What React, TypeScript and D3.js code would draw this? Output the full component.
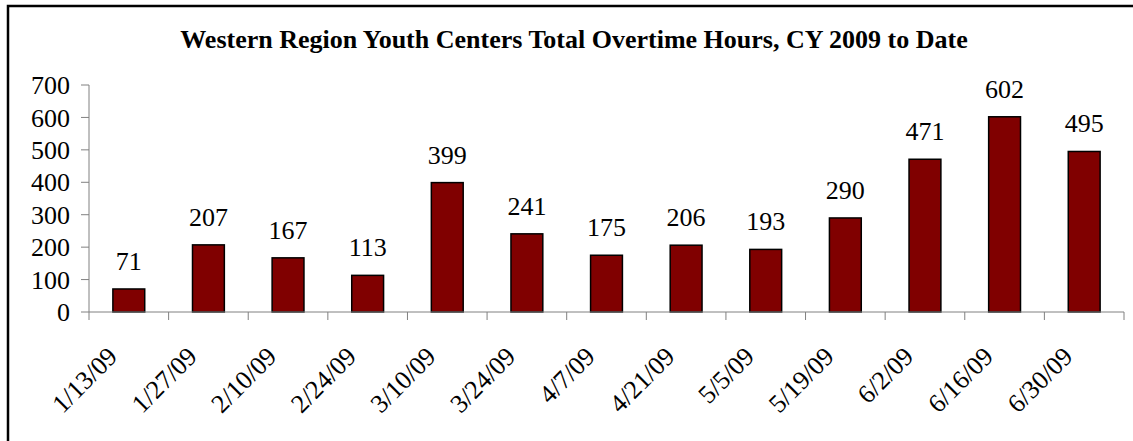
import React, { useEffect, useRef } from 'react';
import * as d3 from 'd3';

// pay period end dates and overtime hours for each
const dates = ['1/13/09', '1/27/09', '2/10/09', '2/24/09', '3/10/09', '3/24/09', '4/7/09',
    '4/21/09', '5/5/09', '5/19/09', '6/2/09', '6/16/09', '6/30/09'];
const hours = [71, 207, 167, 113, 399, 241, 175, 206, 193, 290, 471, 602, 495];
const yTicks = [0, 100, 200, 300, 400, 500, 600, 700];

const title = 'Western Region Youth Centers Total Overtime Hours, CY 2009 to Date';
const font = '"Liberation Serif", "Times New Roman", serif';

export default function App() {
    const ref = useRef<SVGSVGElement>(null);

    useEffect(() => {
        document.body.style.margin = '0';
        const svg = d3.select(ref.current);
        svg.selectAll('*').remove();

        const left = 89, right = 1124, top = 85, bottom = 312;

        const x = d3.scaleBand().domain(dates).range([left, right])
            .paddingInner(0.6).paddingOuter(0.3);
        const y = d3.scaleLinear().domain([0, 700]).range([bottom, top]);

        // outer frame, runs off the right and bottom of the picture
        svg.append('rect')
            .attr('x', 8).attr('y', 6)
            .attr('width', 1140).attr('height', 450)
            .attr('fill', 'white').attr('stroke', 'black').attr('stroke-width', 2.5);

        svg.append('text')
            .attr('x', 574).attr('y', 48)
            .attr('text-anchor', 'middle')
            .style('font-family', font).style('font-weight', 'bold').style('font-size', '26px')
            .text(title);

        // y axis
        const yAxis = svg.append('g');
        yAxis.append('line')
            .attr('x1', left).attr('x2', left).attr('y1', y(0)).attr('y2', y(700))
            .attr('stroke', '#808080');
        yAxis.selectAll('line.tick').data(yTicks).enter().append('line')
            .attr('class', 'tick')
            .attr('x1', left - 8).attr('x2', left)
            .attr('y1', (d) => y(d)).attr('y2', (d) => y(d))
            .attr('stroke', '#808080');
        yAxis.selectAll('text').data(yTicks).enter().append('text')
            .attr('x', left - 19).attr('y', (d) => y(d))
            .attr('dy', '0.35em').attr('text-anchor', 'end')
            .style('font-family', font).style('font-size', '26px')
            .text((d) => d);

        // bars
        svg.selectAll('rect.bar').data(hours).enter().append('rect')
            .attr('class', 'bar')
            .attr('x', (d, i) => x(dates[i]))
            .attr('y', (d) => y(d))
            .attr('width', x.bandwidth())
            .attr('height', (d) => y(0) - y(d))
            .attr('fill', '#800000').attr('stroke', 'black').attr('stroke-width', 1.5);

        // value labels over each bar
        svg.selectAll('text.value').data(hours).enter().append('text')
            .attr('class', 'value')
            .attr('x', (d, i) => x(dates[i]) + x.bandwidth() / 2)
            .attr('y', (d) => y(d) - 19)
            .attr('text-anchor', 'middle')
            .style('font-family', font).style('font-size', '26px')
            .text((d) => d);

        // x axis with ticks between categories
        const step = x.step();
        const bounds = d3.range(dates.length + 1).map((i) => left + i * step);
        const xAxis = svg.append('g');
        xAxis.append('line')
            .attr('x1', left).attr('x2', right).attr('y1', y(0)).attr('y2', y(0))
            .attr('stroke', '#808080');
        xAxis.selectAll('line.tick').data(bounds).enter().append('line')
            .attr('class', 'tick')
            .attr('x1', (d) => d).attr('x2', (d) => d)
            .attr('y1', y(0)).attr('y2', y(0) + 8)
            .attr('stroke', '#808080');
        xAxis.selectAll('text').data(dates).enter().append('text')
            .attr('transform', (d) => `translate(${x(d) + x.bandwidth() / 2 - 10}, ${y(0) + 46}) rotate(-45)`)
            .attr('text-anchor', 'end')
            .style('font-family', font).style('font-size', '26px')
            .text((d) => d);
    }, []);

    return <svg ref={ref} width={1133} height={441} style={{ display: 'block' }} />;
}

^^^^

*TASK GOAL*
Copy out each line exactly, without the pictures.

*REPLY*
What React, TypeScript and D3.js code would draw this? Output the full component.
import React, { useEffect, useRef } from 'react';
import * as d3 from 'd3';

// pay period end dates and overtime hours for each
const dates = ['1/13/09', '1/27/09', '2/10/09', '2/24/09', '3/10/09', '3/24/09', '4/7/09',
    '4/21/09', '5/5/09', '5/19/09', '6/2/09', '6/16/09', '6/30/09'];
const hours = [71, 207, 167, 113, 399, 241, 175, 206, 193, 290, 471, 602, 495];
const yTicks = [0, 100, 200, 300, 400, 500, 600, 700];

const title = 'Western Region Youth Centers Total Overtime Hours, CY 2009 to Date';
const font = '"Liberation Serif", "Times New Roman", serif';

export default function App() {
    const ref = useRef<SVGSVGElement>(null);

    useEffect(() => {
        document.body.style.margin = '0';
        const svg = d3.select(ref.current);
        svg.selectAll('*').remove();

        const left = 89, right = 1124, top = 85, bottom = 312;

        const x = d3.scaleBand().domain(dates).range([left, right])
            .paddingInner(0.6).paddingOuter(0.3);
        const y = d3.scaleLinear().domain([0, 700]).range([bottom, top]);

        // outer frame, runs off the right and bottom of the picture
        svg.append('rect')
            .attr('x', 8).attr('y', 6)
            .attr('width', 1140).attr('height', 450)
            .attr('fill', 'white').attr('stroke', 'black').attr('stroke-width', 2.5);

        svg.append('text')
            .attr('x', 574).attr('y', 48)
            .attr('text-anchor', 'middle')
            .style('font-family', font).style('font-weight', 'bold').style('font-size', '26px')
            .text(title);

        // y axis
        const yAxis = svg.append('g');
        yAxis.append('line')
            .attr('x1', left).attr('x2', left).attr('y1', y(0)).attr('y2', y(700))
            .attr('stroke', '#808080');
        yAxis.selectAll('line.tick').data(yTicks).enter().append('line')
            .attr('class', 'tick')
            .attr('x1', left - 8).attr('x2', left)
            .attr('y1', (d) => y(d)).attr('y2', (d) => y(d))
            .attr('stroke', '#808080');
        yAxis.selectAll('text').data(yTicks).enter().append('text')
            .attr('x', left - 19).attr('y', (d) => y(d))
            .attr('dy', '0.35em').attr('text-anchor', 'end')
            .style('font-family', font).style('font-size', '26px')
            .text((d) => d);

        // bars
        svg.selectAll('rect.bar').data(hours).enter().append('rect')
            .attr('class', 'bar')
            .attr('x', (d, i) => x(dates[i]))
            .attr('y', (d) => y(d))
            .attr('width', x.bandwidth())
            .attr('height', (d) => y(0) - y(d))
            .attr('fill', '#800000').attr('stroke', 'black').attr('stroke-width', 1.5);

        // value labels over each bar
        svg.selectAll('text.value').data(hours).enter().append('text')
            .attr('class', 'value')
            .attr('x', (d, i) => x(dates[i]) + x.bandwidth() / 2)
            .attr('y', (d) => y(d) - 19)
            .attr('text-anchor', 'middle')
            .style('font-family', font).style('font-size', '26px')
            .text((d) => d);

        // x axis with ticks between categories
        const step = x.step();
        const bounds = d3.range(dates.length + 1).map((i) => left + i * step);
        const xAxis = svg.append('g');
        xAxis.append('line')
            .attr('x1', left).attr('x2', right).attr('y1', y(0)).attr('y2', y(0))
            .attr('stroke', '#808080');
        xAxis.selectAll('line.tick').data(bounds).enter().append('line')
            .attr('class', 'tick')
            .attr('x1', (d) => d).attr('x2', (d) => d)
            .attr('y1', y(0)).attr('y2', y(0) + 8)
            .attr('stroke', '#808080');
        xAxis.selectAll('text').data(dates).enter().append('text')
            .attr('transform', (d) => `translate(${x(d) + x.bandwidth() / 2 - 10}, ${y(0) + 46}) rotate(-45)`)
            .attr('text-anchor', 'end')
            .style('font-family', font).style('font-size', '26px')
            .text((d) => d);
    }, []);

    return <svg ref={ref} width={1133} height={441} style={{ display: 'block' }} />;
}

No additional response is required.